It's the day after Thanksgiving: Black Friday, which means plenty of promotional sales. Since 1932, this day has been regarded as the beginning of the Christmas shopping season in the US. Many stores are offering special deals, discounts, coupons and so on, and so are florists and garden centers. Large US floral retailer and distribution company 1-800-Flowers.com and one of the largest online florist and gift companies FTD for example, offer discounts up to 50 percent.

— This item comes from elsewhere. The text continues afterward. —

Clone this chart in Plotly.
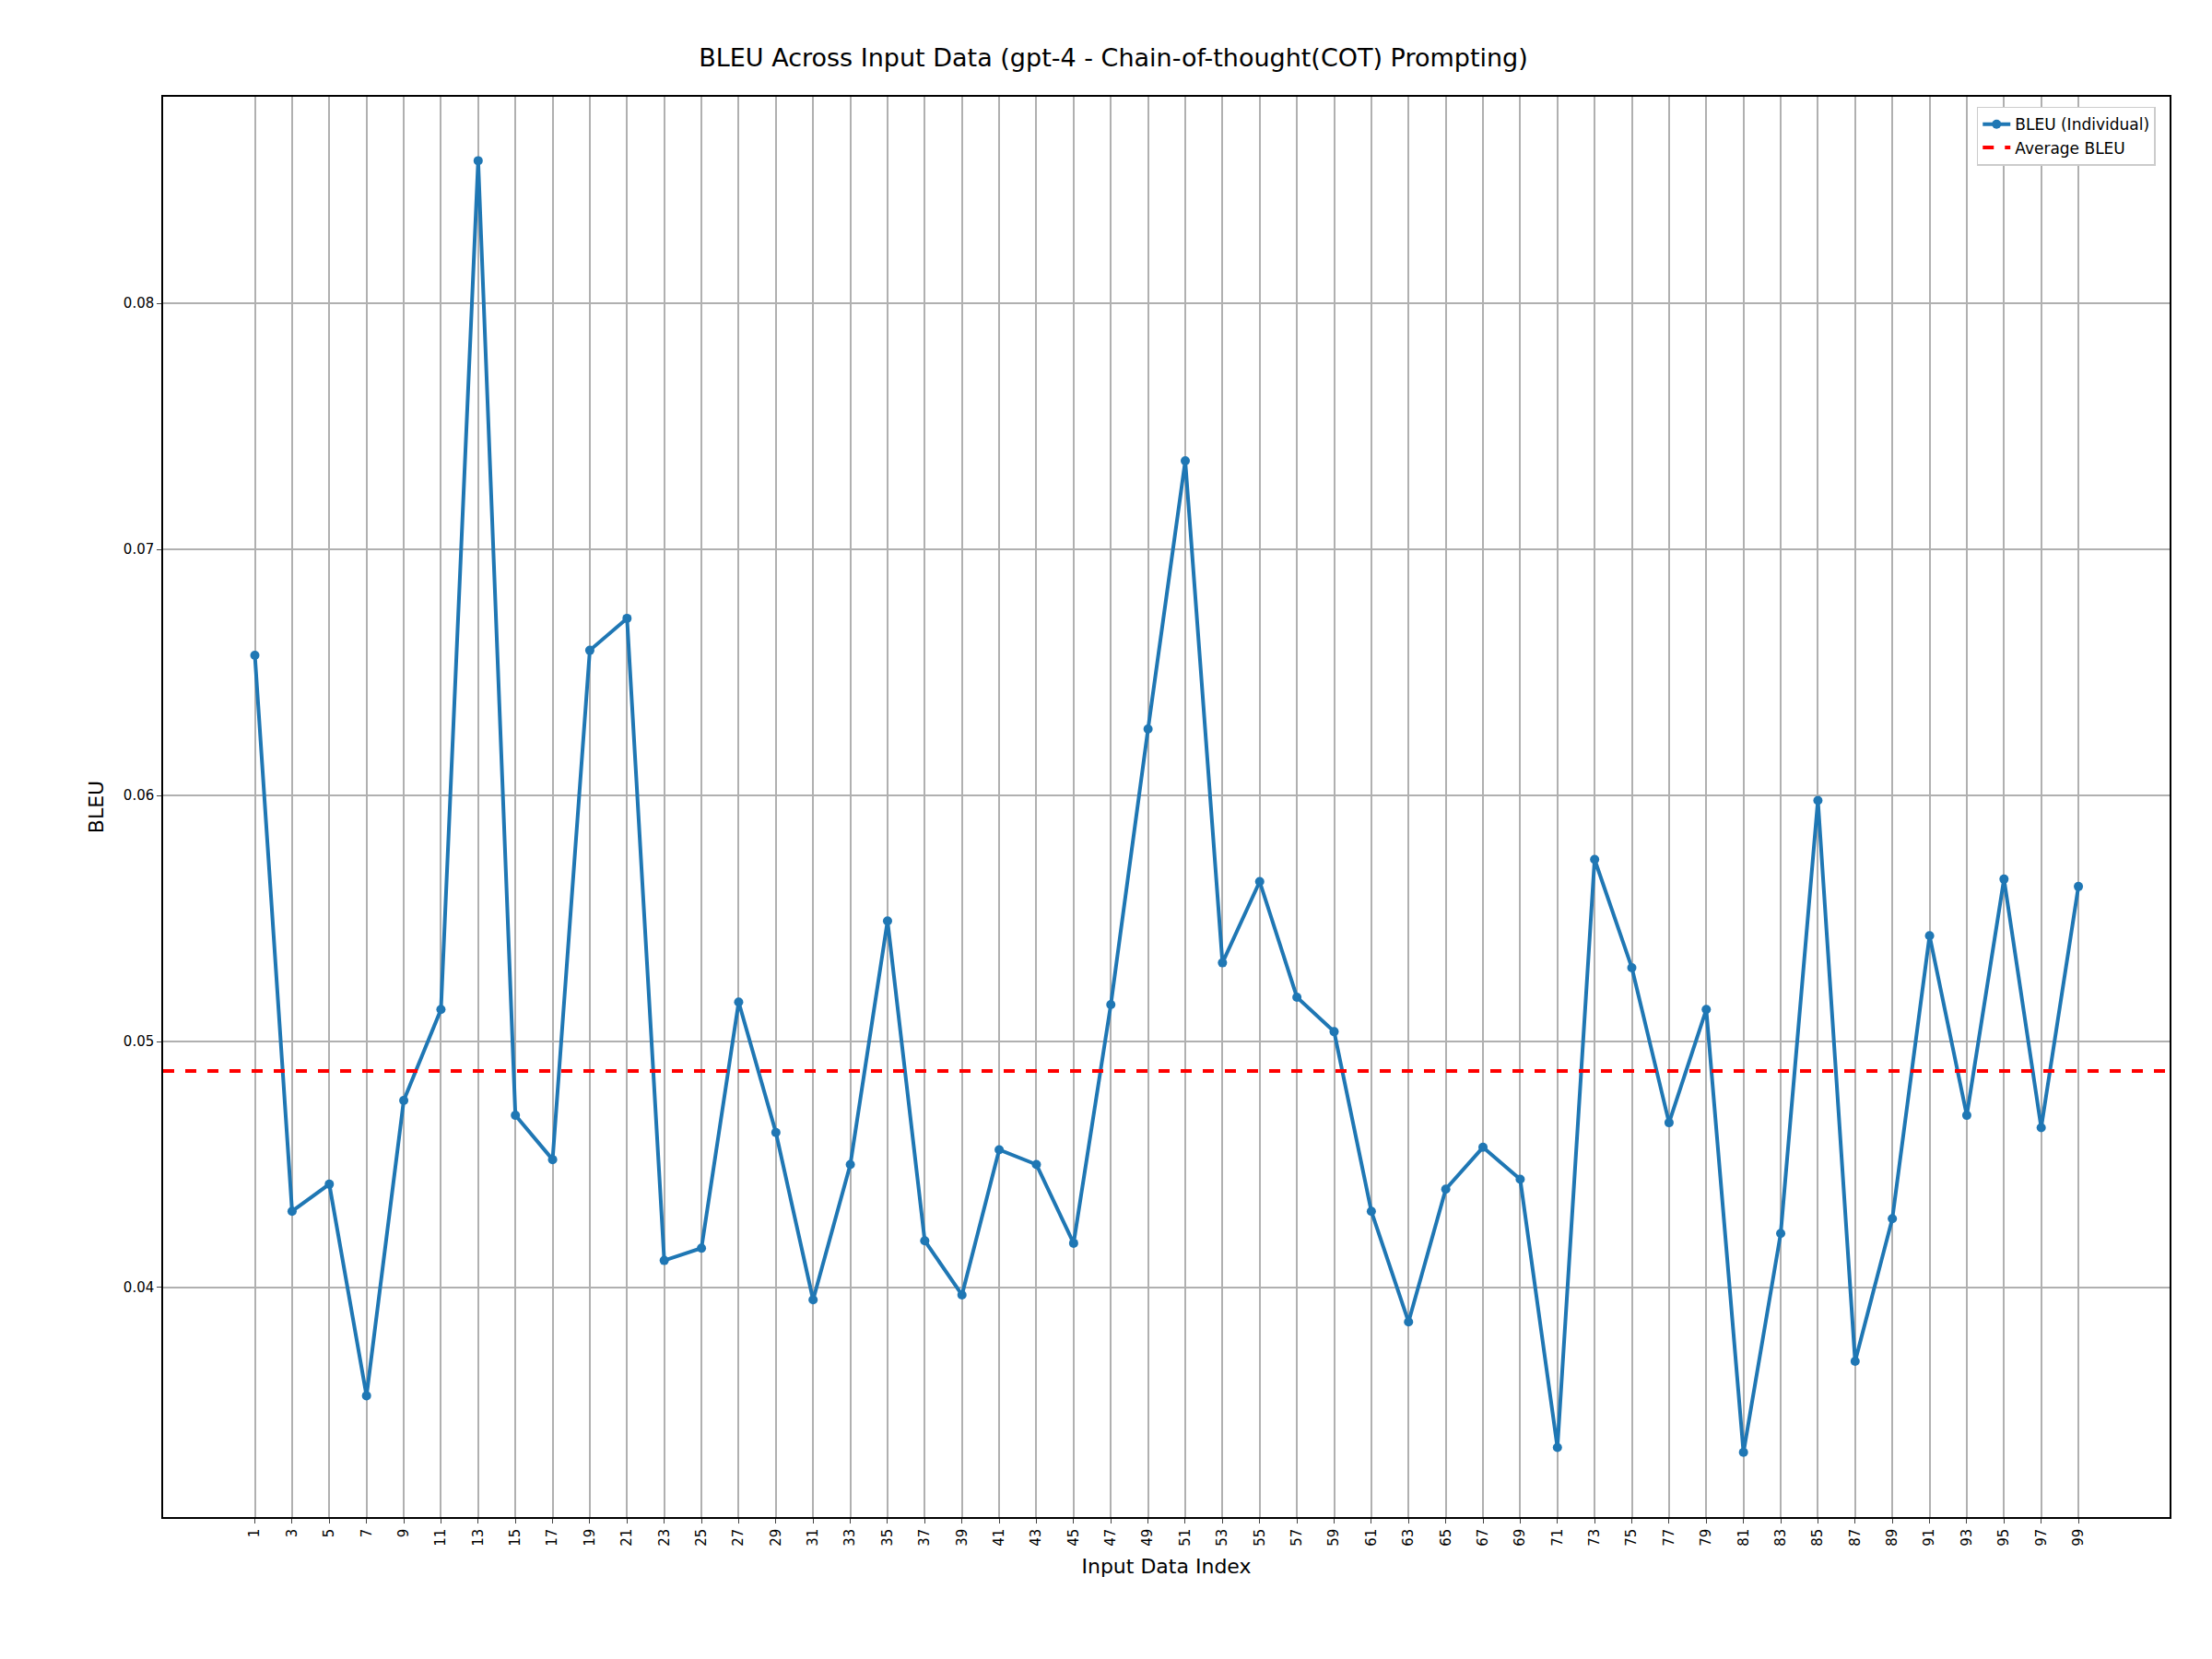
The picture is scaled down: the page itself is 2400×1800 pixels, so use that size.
import plotly.graph_objects as go

# --- Data ---
indices = list(range(1, 100, 2))
bleu = [0.0657, 0.0431, 0.0442, 0.0356, 0.0476, 0.0513, 0.0858, 0.0470, 0.0452, 0.0659,
        0.0672, 0.0411, 0.0416, 0.0516, 0.0463, 0.0395, 0.0450, 0.0549, 0.0419, 0.0397,
        0.0456, 0.0450, 0.0418, 0.0515, 0.0627, 0.0736, 0.0532, 0.0565, 0.0518, 0.0504,
        0.0431, 0.0386, 0.0440, 0.0457, 0.0444, 0.0335, 0.0574, 0.0530, 0.0467, 0.0513,
        0.0333, 0.0422, 0.0598, 0.0370, 0.0428, 0.0543, 0.0470, 0.0566, 0.0465, 0.0563]
avg_bleu = 0.0488

fig = go.Figure()
fig.add_trace(go.Scatter(
    x=indices, y=bleu, mode='lines+markers', name='BLEU (Individual)',
    line=dict(color='#1f77b4', width=4), marker=dict(size=10, color='#1f77b4')))
fig.add_trace(go.Scatter(
    x=[-3.93, 103.9], y=[avg_bleu, avg_bleu], mode='lines', name='Average BLEU',
    line=dict(color='red', width=4, dash='dash')))

fig.update_layout(
    width=2400, height=1800,
    margin=dict(l=169, r=54, t=97, b=162),
    paper_bgcolor='white', plot_bgcolor='white',
    font=dict(family='DejaVu Sans', color='black'),
    title=dict(text='BLEU Across Input Data (gpt-4 - Chain-of-thought(COT) Prompting)',
               x=0.5, xanchor='center', y=0.975, font=dict(size=27)),
    legend=dict(x=0.993, y=0.993, xanchor='right', yanchor='top',
                bordercolor='#cccccc', borderwidth=1.5, font=dict(size=17)),
)
fig.update_xaxes(
    title=dict(text='Input Data Index', font=dict(size=22)),
    range=[-3.93, 103.9], tickvals=indices, ticktext=[str(i) for i in indices],
    tickangle=-90, tickfont=dict(size=15), showgrid=True, gridcolor='#b0b0b0', gridwidth=1.5,
    showline=True, linecolor='black', linewidth=1.5, mirror=True,
    ticks='outside', ticklen=5, zeroline=False)
fig.update_yaxes(
    title=dict(text='BLEU', font=dict(size=22)),
    range=[0.03067, 0.0884], tickvals=[0.04, 0.05, 0.06, 0.07, 0.08],
    tickformat='.2f', tickfont=dict(size=15), showgrid=True, gridcolor='#b0b0b0', gridwidth=1.5,
    showline=True, linecolor='black', linewidth=1.5, mirror=True,
    ticks='outside', ticklen=5, zeroline=False)

fig.write_html("out.html")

Black Friday is becoming more popular beyond the US as well. For example, Spanish online florist Flora Queen, who owns floral centers in Spain, Italy and Germany gives up to 50 percent discount on their plants and flowers, South African Netflorist discounts up to 70 percent and large online Dutch florist Topbloemen 20 percent. Some, British florist Flying Flowers for example, even have a special 'Black Friday Flowers' page on their webpage.
Black Friday items
And what are popular Black Friday items? In general, the bouquets and arrangements are linked to Christmas, so mostly red and white, but also other colorful bouquets are on sale.
Besides Business to Consumer marketing, we also see more and more Business to Business marketing. Pot, container and tray manufacturer Desch Plantpak and packaging suppliers Koen Pack, for example, are offering a discount on several of their products too. (click on the company name to see the deals).
Not only Friday
We more often see that shops are prolonging the Black Friday deals. In the days prior to Black Friday, many shops are offering discounted prices. Desch Plantpak, for example, offered Black Friday discount from 25-29 November 2019.
Even after today, the shopping spree continues. This Monday is also called Cyber Monday. On this Monday after Thanksgiving, people are encouraged to shop online, with webshops giving special discounts.
Boycott Black Friday?
Black Friday has become a beloved event. However, not everyone is fond of it. In an article posted on Treehugger, Katherine Martinko writes that Black Friday sends the wrong message to brands and retailers. "Black Friday is not nearly as cool as it used to be. As people become more aware of the climate crisis, and how rampant consumption drives resource extraction and environmental degradation, not to mention plastic waste and overflowing landfills, the idea of scooping up stuff just because it's cheap is increasingly uncomfortable", she writes. She refers to a press release published by the ethical campaigner Fashion Revolution is calling for a Black Friday boycott. They are asking citizens to take a stand against mindless consumption, and retailers to abstain from discounts between Black Friday and Cyber Monday (29th November – 2nd December). Click here to read her article.
In the future, will we see Black Friday promoted from another angle in the shops' marketing campaigns?